# SMS Spam — Tiny‑Dataset Friendly Evaluation
Place **s.csv** (columns: `label,message`) next to this notebook and run the cell below.

In [1]:
import pandas as pd
import numpy as np
from pathlib import Path
from sklearn.model_selection import StratifiedShuffleSplit, StratifiedKFold
from sklearn.feature_extraction.text import TfidfVectorizer
from sklearn.naive_bayes import MultinomialNB
from sklearn.svm import LinearSVC
from sklearn.ensemble import RandomForestClassifier, VotingClassifier
from sklearn.metrics import accuracy_score
import matplotlib.pyplot as plt

DATA_PATH = Path('siri.csv')
df = pd.read_csv(DATA_PATH, encoding='utf-8-sig')
expected_cols = {'label','message'}
if not expected_cols.issubset(set(df.columns.str.lower())):
    df = pd.read_csv(DATA_PATH, encoding='utf-8-sig', names=['label','message'], header=0)
df.columns = [c.strip().lower() for c in df.columns]
df = df[['label','message']].copy()
df['label'] = df['label'].astype(str).str.strip().str.lower()
df['message'] = df['message'].astype(str).str.strip()
df = df.replace({'': np.nan}).dropna(subset=['label','message'])
df = df[df['label'].isin(['ham','spam'])].copy()
if df.empty:
    raise RuntimeError('No valid rows found; check siri.csv format (label,message with ham/spam).')

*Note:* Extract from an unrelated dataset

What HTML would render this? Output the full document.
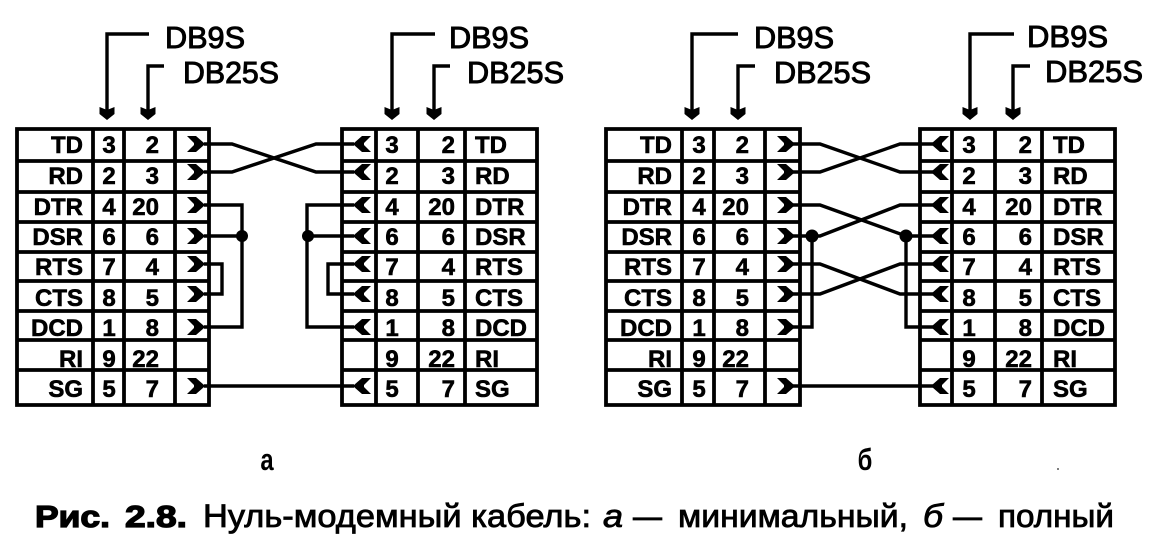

y = df['label'].map({'ham':0,'spam':1}).astype(int)
X = df['message']

vect = TfidfVectorizer(max_features=5000, ngram_range=(1,2), stop_words='english')
nb  = MultinomialNB(alpha=0.1)
svm = LinearSVC()
rf  = RandomForestClassifier(n_estimators=200, random_state=42)
ensemble = VotingClassifier(estimators=[('nb',nb),('svm',svm),('rf',rf)], voting='hard')
models = {'Naive Bayes':nb,'SVM (LinearSVC)':svm,'Random Forest':rf,'Ensemble (NB+SVM+RF)':ensemble}

n_samples = len(df)
min_class = y.value_counts().min()
use_cv = (min_class < 2 or n_samples < 6)
accuracies = {}

if not use_cv:
    safe_test = max(0.2, 2/n_samples)
    safe_test = min(safe_test, 0.3)
    sss = StratifiedShuffleSplit(n_splits=1, test_size=safe_test, random_state=42)
    (train_idx, test_idx), = sss.split(X, y)
    X_train, X_test = X.iloc[train_idx], X.iloc[test_idx]
    y_train, y_test = y.iloc[train_idx], y.iloc[test_idx]
    X_train_vec = vect.fit_transform(X_train)
    X_test_vec  = vect.transform(X_test)
    for name, model in models.items():
        model.fit(X_train_vec, y_train)
        pred = model.predict(X_test_vec)
        accuracies[name] = accuracy_score(y_test, pred)
else:
    n_splits = max(2, min(5, min_class))
    skf = StratifiedKFold(n_splits=n_splits, shuffle=True, random_state=42)
    def cv_acc(est):
        vals = []
        for tr, te in skf.split(X, y):
            X_tr = vect.fit_transform(X.iloc[tr])
            X_te = vect.transform(X.iloc[te])
            e = est
            e.fit(X_tr, y.iloc[tr])
            vals.append(accuracy_score(y.iloc[te], e.predict(X_te)))
        return float(np.mean(vals))
    for name, model in models.items():
        accuracies[name] = cv_acc(model)

print('Samples per class:', y.value_counts().to_dict())
print('Mode:', 'Cross-Validation' if use_cv else 'Stratified Split')
for k,v in accuracies.items():
    print(f'{k:24s}: {v:.4f}')

plt.figure(figsize=(9,4.5))
bars = plt.bar(list(accuracies.keys()), list(accuracies.values()), color='#90caf9', edgecolor='#1e88e5')
plt.ylim(0.0,1.05)
plt.title('Model Accuracy' + (' (mean CV)' if use_cv else ' (test split)'))
plt.ylabel('Accuracy')
plt.xticks(rotation=15, ha='right')
for b in bars:
    h = b.get_height()
    plt.text(b.get_x()+b.get_width()/2, h+0.01, f'{h:.3f}', ha='center', va='bottom', fontsize=10)
plt.tight_layout(); plt.show()


RuntimeError: No valid rows found; check siri.csv format (label,message with ham/spam).